Abraham Lincoln's Original Writing Desk
Wardrobe possibly made by Lincoln's father
Lincoln's Bed
Another surprise for me on the tour was the focus on Mary Lincoln, as they refer to her at the site. History has been harsh on Mrs. Lincoln, but the home she made for her family is stylish and comfortable, but not ostentatious. Also, I was surprised to learn that Mary did all the cooking for the family herself in the well-equipped kitchen. I always thought of her as a spoiled, difficult woman, but the evidence at Springfield contradicted that assessment.
Mrs. Lincoln's Bed
Kitchen where Mrs. Lincoln did her cooking
The historical neighborhood
While I was in Springfield, I also stopped by Abraham Lincoln's tomb. I was pleasantly surprised to find it much as I remembered it, although now you can no longer go up to the balcony section.
Lincoln's Tomb
But what I was most excited to see at Oak Ridge Cemetery was the John R. Tanner mausoleum.

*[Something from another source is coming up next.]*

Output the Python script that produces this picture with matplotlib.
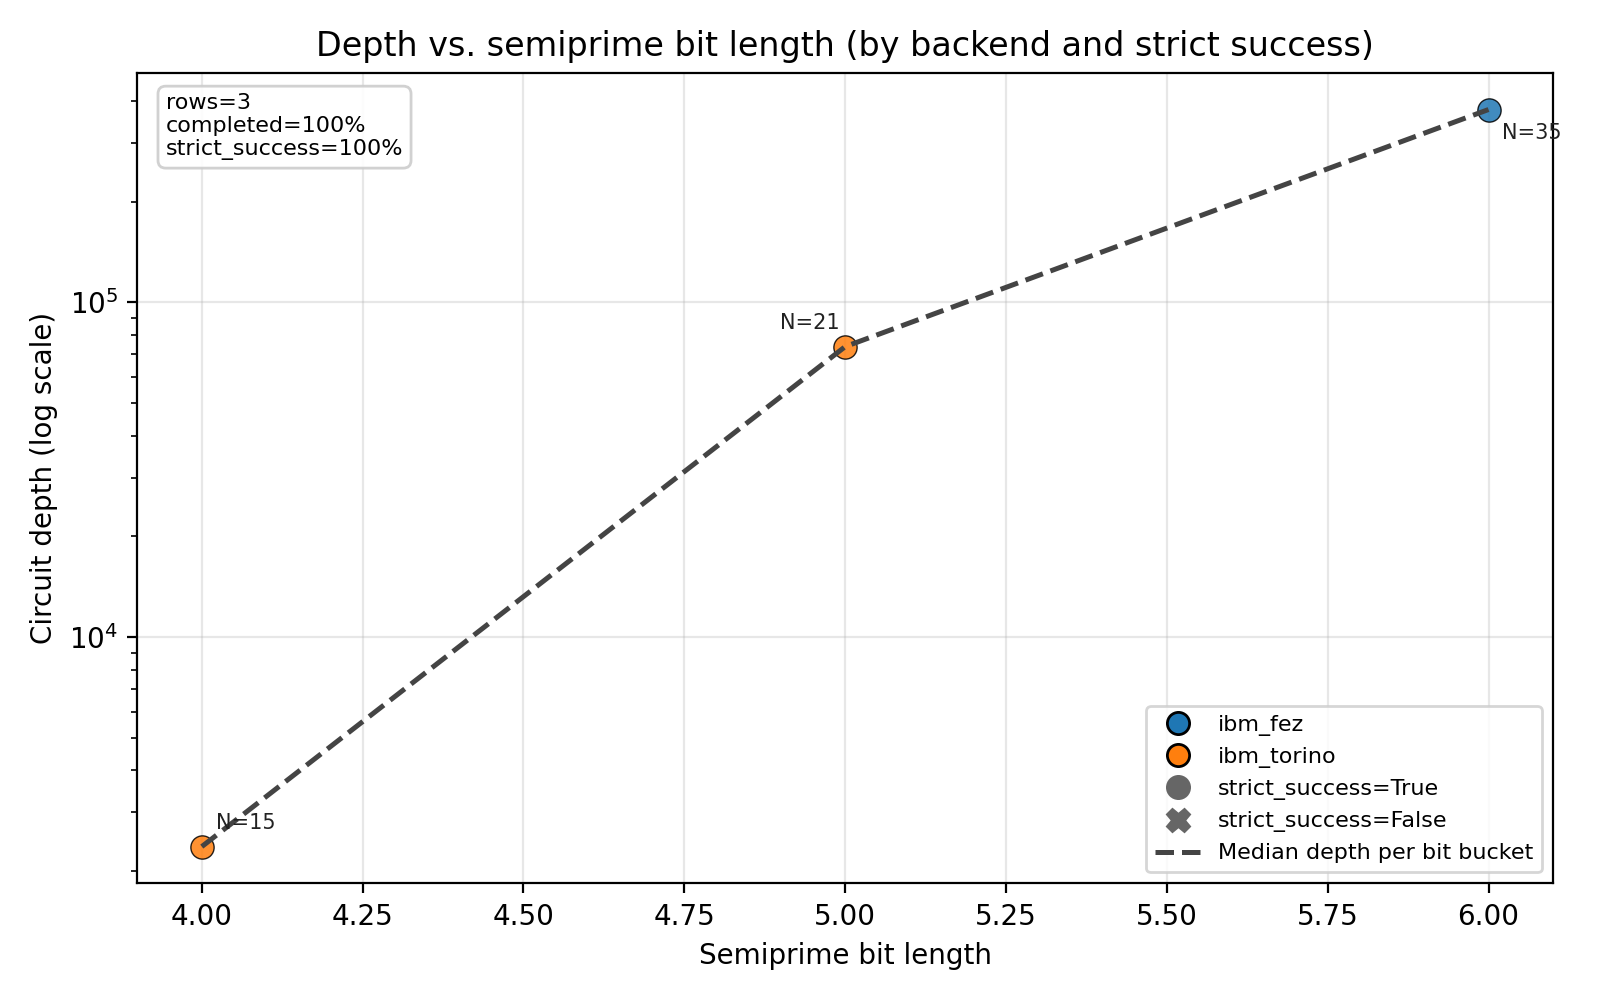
import matplotlib
matplotlib.use("Agg")
import matplotlib.pyplot as plt
from matplotlib.lines import Line2D
import numpy as np

bits = [4, 5, 6]
depths = [2370, 73800, 377000]
backends = ["ibm_torino", "ibm_torino", "ibm_fez"]
Ns = [15, 21, 35]
strict = [True, True, True]
median_depth = [2370, 73800, 377000]
label_offsets = [(5, 5), (-2, 5), (5, -5)]
label_ha = ["left", "right", "left"]
label_va = ["bottom", "bottom", "top"]

colors = {"ibm_fez": "#1f77b4", "ibm_torino": "#ff7f0e"}

fig, ax = plt.subplots(figsize=(8, 5), dpi=200)

for b, d, be, s in zip(bits, depths, backends, strict):
    ax.scatter([b], [d], s=70, color=colors[be], marker="o" if s else "X",
               edgecolor="black", linewidth=0.5, alpha=0.85, zorder=2)

ax.plot(bits, median_depth, linestyle="--", color="#444444", linewidth=1.8, zorder=3)

for b, d, n, off, ha, va in zip(bits, depths, Ns, label_offsets, label_ha, label_va):
    ax.annotate(f"N={n}", (b, d), textcoords="offset points", xytext=off,
                ha=ha, va=va, fontsize=7.5, color="#222222")

ax.set_yscale("log")
ax.grid(True, alpha=0.3)
ax.set_xlabel("Semiprime bit length", fontsize=10)
ax.set_ylabel("Circuit depth (log scale)", fontsize=10)
ax.set_title("Depth vs. semiprime bit length (by backend and strict success)", fontsize=12)

ax.text(0.02, 0.975, "rows=3\ncompleted=100%\nstrict_success=100%",
        transform=ax.transAxes, ha="left", va="top", fontsize=8,
        bbox=dict(boxstyle="round,pad=0.35", facecolor="white", edgecolor="#cccccc", alpha=0.9))

handles = [
    Line2D([0], [0], marker="o", linestyle="", markerfacecolor=colors["ibm_fez"],
           markeredgecolor="black", markersize=8, label="ibm_fez"),
    Line2D([0], [0], marker="o", linestyle="", markerfacecolor=colors["ibm_torino"],
           markeredgecolor="black", markersize=8, label="ibm_torino"),
    Line2D([0], [0], marker="o", linestyle="", markerfacecolor="#666666",
           markeredgecolor="#666666", markersize=8, label="strict_success=True"),
    Line2D([0], [0], marker="X", linestyle="", markerfacecolor="#666666",
           markeredgecolor="#666666", markersize=8, label="strict_success=False"),
    Line2D([0], [0], linestyle="--", color="#444444", linewidth=1.8,
           label="Median depth per bit bucket"),
]
ax.legend(handles=handles, loc="lower right", fontsize=8)

fig.tight_layout()
fig.savefig("out.png", dpi=200)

It is still there, in all its beehive glory, although things were not exactly as I remembered it. The grave we thought belonged to John R. tanner's second wife was actually that of his daughter-in-law (the mistake was easy to make considering the words "Wife of John R. Tanner" are emblazoned on the tombstone). His actual second wife was only 11 years younger than him, which is not nearly as large an age difference as my dad had thought. 
John R. Tanner Mausoleum
Daughter-in-law of John R. Tanner (not trophy wife)
Second wife of John R. Tanner, Edith English Tanner
I'm glad I came back to Springfield. I felt like I came away knowing more about Lincoln and the life he chose for himself.